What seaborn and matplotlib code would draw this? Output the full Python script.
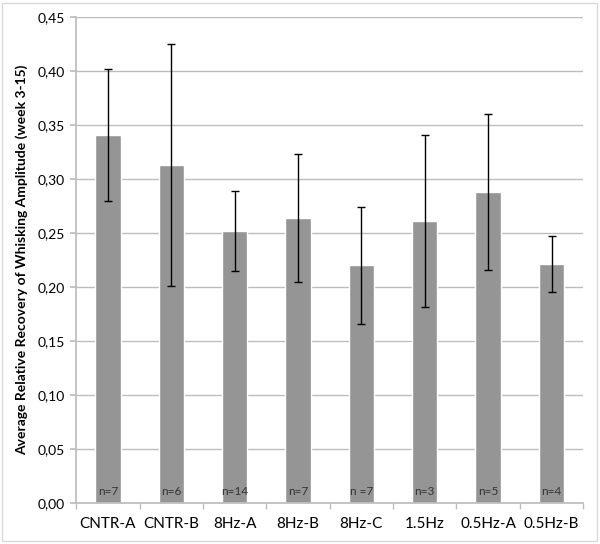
import matplotlib
matplotlib.use("Agg")
import matplotlib.pyplot as plt
from matplotlib.patches import Rectangle
from matplotlib.ticker import FuncFormatter, MultipleLocator
import pandas as pd
import seaborn as sns

groups = ["CNTR-A", "CNTR-B", "8Hz-A", "8Hz-B", "8Hz-C", "1.5Hz", "0.5Hz-A", "0.5Hz-B"]
recovery = [0.341, 0.313, 0.252, 0.264, 0.220, 0.261, 0.288, 0.221]
error = [0.061, 0.112, 0.037, 0.059, 0.054, 0.080, 0.072, 0.026]
n_labels = ["n=7", "n=6", "n=14", "n=7", "n =7", "n=3", "n=5", "n=4"]

df = pd.DataFrame({"group": groups, "recovery": recovery, "error": error, "n": n_labels})

sns.set_theme(style="white")
plt.rcParams["font.family"] = ["Lato", "DejaVu Sans"]

fig = plt.figure(figsize=(6.0, 5.44), dpi=100)
ax = fig.add_axes([0.127, 0.0754, 0.845, 0.8934])

sns.barplot(data=df, x="group", y="recovery", color="#959595", saturation=1,
            width=0.4, errorbar=None, ax=ax, zorder=2)
ax.errorbar(range(len(df)), df["recovery"], yerr=df["error"], fmt="none",
            ecolor="black", elinewidth=1, capsize=3, capthick=1, zorder=3)

for i, lab in enumerate(df["n"]):
    ax.text(i, 0.0105, lab, ha="center", va="center", fontsize=8.5, color="#333333", zorder=4)

ax.set_ylim(0, 0.45)
ax.set_xlim(-0.5, len(df) - 0.5)
ax.yaxis.set_major_locator(MultipleLocator(0.05))
ax.yaxis.set_major_formatter(FuncFormatter(lambda v, p: f"{v:.2f}".replace(".", ",")))
ax.grid(axis="y", color="#bdbdbd", linewidth=1, zorder=0)
ax.set_axisbelow(True)

for side in ["top", "right"]:
    ax.spines[side].set_visible(False)
ax.spines["left"].set_color("#bdbdbd")
ax.spines["bottom"].set_color("#bdbdbd")

ax.set_xticks(range(len(df)))
ax.set_xticks([i + 0.5 for i in range(-1, len(df))], minor=True)
ax.tick_params(axis="x", which="major", length=0, pad=10, labelsize=11, labelcolor="black")
ax.tick_params(axis="x", which="minor", length=4, color="#bdbdbd", direction="out", bottom=True)
ax.tick_params(axis="y", length=4, color="#bdbdbd", direction="out", left=True,
               labelsize=10, labelcolor="black", pad=4)

ax.set_xlabel("")
ax.set_ylabel("Average Relative Recovery of Whisking Amplitude (week 3-15)",
              fontsize=10, fontweight="bold", color="black", labelpad=7)

fig.patches.append(Rectangle((0.003, 0.006), 0.992, 0.988, transform=fig.transFigure,
                             fill=False, edgecolor="#d9d9d9", linewidth=1))

fig.savefig("out.png", dpi=100, facecolor="white")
*****
- _EXERCISE INSTRUCTIONS_
All of the material above should be reproduced exactly, except the pictures.

- _RESPONSE TO THE EXERCISE_
What seaborn and matplotlib code would draw this? Output the full Python script.
import matplotlib
matplotlib.use("Agg")
import matplotlib.pyplot as plt
from matplotlib.patches import Rectangle
from matplotlib.ticker import FuncFormatter, MultipleLocator
import pandas as pd
import seaborn as sns

groups = ["CNTR-A", "CNTR-B", "8Hz-A", "8Hz-B", "8Hz-C", "1.5Hz", "0.5Hz-A", "0.5Hz-B"]
recovery = [0.341, 0.313, 0.252, 0.264, 0.220, 0.261, 0.288, 0.221]
error = [0.061, 0.112, 0.037, 0.059, 0.054, 0.080, 0.072, 0.026]
n_labels = ["n=7", "n=6", "n=14", "n=7", "n =7", "n=3", "n=5", "n=4"]

df = pd.DataFrame({"group": groups, "recovery": recovery, "error": error, "n": n_labels})

sns.set_theme(style="white")
plt.rcParams["font.family"] = ["Lato", "DejaVu Sans"]

fig = plt.figure(figsize=(6.0, 5.44), dpi=100)
ax = fig.add_axes([0.127, 0.0754, 0.845, 0.8934])

sns.barplot(data=df, x="group", y="recovery", color="#959595", saturation=1,
            width=0.4, errorbar=None, ax=ax, zorder=2)
ax.errorbar(range(len(df)), df["recovery"], yerr=df["error"], fmt="none",
            ecolor="black", elinewidth=1, capsize=3, capthick=1, zorder=3)

for i, lab in enumerate(df["n"]):
    ax.text(i, 0.0105, lab, ha="center", va="center", fontsize=8.5, color="#333333", zorder=4)

ax.set_ylim(0, 0.45)
ax.set_xlim(-0.5, len(df) - 0.5)
ax.yaxis.set_major_locator(MultipleLocator(0.05))
ax.yaxis.set_major_formatter(FuncFormatter(lambda v, p: f"{v:.2f}".replace(".", ",")))
ax.grid(axis="y", color="#bdbdbd", linewidth=1, zorder=0)
ax.set_axisbelow(True)

for side in ["top", "right"]:
    ax.spines[side].set_visible(False)
ax.spines["left"].set_color("#bdbdbd")
ax.spines["bottom"].set_color("#bdbdbd")

ax.set_xticks(range(len(df)))
ax.set_xticks([i + 0.5 for i in range(-1, len(df))], minor=True)
ax.tick_params(axis="x", which="major", length=0, pad=10, labelsize=11, labelcolor="black")
ax.tick_params(axis="x", which="minor", length=4, color="#bdbdbd", direction="out", bottom=True)
ax.tick_params(axis="y", length=4, color="#bdbdbd", direction="out", left=True,
               labelsize=10, labelcolor="black", pad=4)

ax.set_xlabel("")
ax.set_ylabel("Average Relative Recovery of Whisking Amplitude (week 3-15)",
              fontsize=10, fontweight="bold", color="black", labelpad=7)

fig.patches.append(Rectangle((0.003, 0.006), 0.992, 0.988, transform=fig.transFigure,
                             fill=False, edgecolor="#d9d9d9", linewidth=1))

fig.savefig("out.png", dpi=100, facecolor="white")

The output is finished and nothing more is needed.